§ **Dataset content**
:::

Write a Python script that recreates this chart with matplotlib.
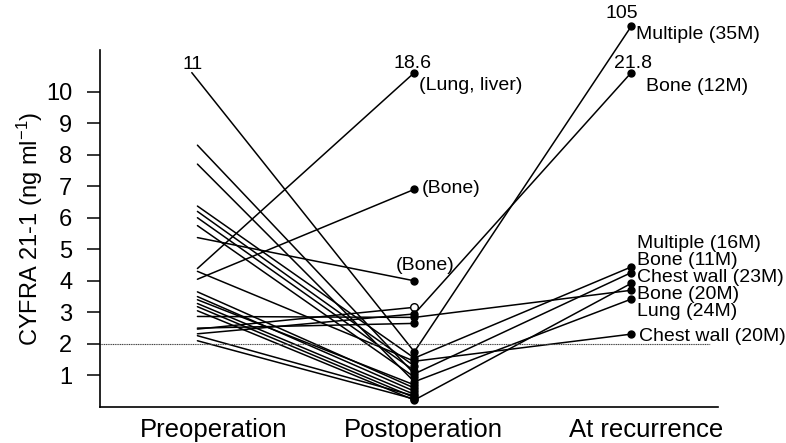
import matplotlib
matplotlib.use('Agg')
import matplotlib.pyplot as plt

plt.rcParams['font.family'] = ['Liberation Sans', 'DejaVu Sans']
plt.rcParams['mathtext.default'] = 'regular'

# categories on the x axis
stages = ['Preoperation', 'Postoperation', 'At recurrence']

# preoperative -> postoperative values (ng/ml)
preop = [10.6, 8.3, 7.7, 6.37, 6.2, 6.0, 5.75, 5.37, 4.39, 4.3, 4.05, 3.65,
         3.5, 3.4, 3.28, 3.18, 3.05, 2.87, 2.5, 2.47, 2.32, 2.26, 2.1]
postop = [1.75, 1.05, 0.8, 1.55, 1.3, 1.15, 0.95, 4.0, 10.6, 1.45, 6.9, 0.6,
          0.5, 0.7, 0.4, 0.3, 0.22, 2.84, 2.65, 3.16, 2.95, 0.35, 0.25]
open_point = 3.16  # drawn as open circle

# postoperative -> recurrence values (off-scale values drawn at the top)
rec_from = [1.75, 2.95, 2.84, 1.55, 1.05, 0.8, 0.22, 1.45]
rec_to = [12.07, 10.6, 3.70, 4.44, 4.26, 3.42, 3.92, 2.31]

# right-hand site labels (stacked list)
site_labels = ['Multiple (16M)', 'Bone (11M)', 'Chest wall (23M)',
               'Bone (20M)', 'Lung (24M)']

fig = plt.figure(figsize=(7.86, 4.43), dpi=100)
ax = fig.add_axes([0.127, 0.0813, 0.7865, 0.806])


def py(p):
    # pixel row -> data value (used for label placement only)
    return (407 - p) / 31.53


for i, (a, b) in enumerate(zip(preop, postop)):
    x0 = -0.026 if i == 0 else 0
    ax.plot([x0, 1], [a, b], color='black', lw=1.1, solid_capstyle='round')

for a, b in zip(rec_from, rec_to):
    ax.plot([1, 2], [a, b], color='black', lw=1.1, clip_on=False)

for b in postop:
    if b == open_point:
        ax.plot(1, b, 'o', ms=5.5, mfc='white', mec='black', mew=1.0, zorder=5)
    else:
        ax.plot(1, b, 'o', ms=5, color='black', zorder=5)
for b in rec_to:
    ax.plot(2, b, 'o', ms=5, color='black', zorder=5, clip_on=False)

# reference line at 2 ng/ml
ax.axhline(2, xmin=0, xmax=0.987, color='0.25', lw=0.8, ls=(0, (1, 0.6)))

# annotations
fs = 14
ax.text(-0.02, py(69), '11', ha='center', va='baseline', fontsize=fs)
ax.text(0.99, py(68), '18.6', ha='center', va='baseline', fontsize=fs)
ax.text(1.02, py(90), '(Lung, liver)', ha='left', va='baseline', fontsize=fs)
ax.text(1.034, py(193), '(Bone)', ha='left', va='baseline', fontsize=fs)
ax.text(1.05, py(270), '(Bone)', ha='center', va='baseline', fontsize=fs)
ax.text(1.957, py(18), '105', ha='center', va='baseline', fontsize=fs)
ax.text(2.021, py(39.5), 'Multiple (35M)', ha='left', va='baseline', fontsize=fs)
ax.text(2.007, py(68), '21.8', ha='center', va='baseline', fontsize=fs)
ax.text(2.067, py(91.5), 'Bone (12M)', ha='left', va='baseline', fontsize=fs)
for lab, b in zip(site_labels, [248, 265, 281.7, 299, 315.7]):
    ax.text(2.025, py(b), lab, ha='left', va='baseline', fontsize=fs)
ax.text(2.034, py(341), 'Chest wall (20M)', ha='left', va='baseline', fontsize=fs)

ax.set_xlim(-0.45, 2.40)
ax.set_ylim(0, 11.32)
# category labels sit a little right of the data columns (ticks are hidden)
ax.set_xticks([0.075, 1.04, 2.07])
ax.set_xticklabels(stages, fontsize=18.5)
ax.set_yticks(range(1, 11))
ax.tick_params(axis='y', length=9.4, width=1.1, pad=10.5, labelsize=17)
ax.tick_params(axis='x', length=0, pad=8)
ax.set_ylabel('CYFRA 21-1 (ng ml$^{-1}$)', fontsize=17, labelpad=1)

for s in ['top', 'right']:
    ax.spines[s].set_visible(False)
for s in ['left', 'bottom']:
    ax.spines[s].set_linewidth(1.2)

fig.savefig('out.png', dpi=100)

:::

§ **To do**
Leave the pictures out and please restate exactly the lines running from the start of the material through the one with "plt.rcParams['mathtext.default'] = 'regular'".

§ **Expected answer**
Write a Python script that recreates this chart with matplotlib.
import matplotlib
matplotlib.use('Agg')
import matplotlib.pyplot as plt

plt.rcParams['font.family'] = ['Liberation Sans', 'DejaVu Sans']
plt.rcParams['mathtext.default'] = 'regular'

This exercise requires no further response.